WHAT YOU HAVE TO DO:
Skipping all pictures, set down the lines of the listing from the first through the one with "import matplotlib.lines as mlines".

AVAILABLE DATA:
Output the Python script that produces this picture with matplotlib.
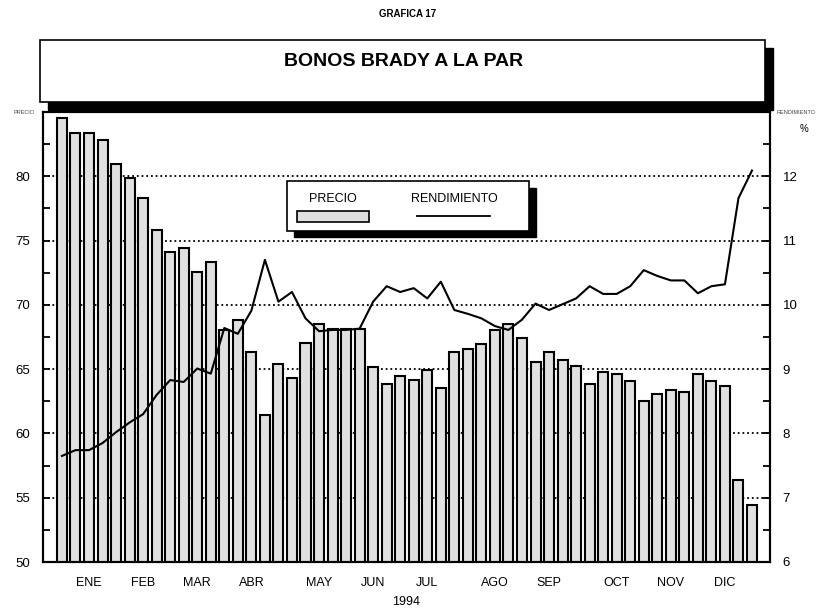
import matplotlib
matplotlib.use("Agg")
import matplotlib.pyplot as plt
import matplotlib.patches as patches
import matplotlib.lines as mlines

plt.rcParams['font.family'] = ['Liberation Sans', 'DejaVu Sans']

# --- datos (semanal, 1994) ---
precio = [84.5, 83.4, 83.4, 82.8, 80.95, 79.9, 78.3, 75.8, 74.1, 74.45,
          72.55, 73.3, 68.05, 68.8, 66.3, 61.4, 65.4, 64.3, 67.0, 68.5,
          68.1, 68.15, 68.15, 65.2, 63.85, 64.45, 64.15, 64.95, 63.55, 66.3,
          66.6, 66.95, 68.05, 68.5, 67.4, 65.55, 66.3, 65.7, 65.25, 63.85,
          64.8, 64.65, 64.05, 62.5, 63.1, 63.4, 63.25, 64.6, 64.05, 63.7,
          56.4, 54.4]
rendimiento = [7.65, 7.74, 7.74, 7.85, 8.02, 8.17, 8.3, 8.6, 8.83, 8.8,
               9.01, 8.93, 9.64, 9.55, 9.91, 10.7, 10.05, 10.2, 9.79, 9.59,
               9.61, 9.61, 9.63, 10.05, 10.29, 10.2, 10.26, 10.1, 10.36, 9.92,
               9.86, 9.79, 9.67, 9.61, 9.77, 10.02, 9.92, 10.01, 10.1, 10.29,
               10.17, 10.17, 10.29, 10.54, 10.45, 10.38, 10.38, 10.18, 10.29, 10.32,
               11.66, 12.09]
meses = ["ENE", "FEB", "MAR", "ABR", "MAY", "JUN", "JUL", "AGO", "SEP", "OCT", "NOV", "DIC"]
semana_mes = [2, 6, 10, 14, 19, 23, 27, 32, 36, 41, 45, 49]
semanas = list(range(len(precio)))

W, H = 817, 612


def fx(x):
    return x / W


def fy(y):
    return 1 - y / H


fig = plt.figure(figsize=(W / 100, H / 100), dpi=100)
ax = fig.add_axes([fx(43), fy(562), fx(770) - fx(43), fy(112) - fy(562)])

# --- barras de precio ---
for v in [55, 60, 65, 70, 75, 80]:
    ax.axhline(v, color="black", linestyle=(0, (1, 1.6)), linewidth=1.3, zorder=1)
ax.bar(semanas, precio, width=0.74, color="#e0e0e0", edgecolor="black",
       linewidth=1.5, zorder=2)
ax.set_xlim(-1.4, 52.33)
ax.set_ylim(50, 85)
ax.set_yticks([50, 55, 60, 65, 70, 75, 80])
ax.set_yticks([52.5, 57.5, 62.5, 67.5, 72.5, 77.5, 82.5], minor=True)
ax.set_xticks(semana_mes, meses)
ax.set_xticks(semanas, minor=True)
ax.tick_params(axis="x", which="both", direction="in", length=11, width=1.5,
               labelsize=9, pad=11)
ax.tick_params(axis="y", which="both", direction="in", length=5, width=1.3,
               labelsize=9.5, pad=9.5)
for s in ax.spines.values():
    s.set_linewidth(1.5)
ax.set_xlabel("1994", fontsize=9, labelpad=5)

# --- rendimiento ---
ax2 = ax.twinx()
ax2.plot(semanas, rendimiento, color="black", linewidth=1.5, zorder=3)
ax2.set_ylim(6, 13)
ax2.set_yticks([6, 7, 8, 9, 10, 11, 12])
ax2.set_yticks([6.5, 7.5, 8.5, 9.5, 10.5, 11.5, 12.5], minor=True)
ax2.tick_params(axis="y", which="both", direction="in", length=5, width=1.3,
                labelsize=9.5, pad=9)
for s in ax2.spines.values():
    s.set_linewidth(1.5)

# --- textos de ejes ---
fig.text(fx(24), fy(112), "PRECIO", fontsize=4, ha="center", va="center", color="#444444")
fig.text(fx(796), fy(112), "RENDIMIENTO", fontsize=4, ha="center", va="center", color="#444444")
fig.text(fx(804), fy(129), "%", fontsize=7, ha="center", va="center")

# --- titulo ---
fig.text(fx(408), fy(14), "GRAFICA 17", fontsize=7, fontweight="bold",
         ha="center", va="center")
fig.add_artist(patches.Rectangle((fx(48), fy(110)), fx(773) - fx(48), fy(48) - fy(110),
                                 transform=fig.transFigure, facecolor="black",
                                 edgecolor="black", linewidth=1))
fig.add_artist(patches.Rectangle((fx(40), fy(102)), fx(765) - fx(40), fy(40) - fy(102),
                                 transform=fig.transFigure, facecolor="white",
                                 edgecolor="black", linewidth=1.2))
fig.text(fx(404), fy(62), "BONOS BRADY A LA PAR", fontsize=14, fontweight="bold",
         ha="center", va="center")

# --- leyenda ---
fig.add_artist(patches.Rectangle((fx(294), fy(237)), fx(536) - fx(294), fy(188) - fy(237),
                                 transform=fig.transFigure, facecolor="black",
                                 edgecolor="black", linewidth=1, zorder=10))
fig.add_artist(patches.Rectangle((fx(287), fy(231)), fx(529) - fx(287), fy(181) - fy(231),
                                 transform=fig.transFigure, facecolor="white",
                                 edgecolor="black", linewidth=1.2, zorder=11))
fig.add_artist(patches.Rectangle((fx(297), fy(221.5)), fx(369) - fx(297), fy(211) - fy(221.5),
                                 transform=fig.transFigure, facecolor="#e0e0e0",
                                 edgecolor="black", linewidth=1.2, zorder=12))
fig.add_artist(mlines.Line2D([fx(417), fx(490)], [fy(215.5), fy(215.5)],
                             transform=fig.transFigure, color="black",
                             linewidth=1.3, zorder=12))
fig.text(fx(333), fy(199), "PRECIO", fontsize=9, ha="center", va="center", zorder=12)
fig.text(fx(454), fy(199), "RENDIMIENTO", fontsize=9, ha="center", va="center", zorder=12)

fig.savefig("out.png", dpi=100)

REPLY:
Output the Python script that produces this picture with matplotlib.
import matplotlib
matplotlib.use("Agg")
import matplotlib.pyplot as plt
import matplotlib.patches as patches
import matplotlib.lines as mlines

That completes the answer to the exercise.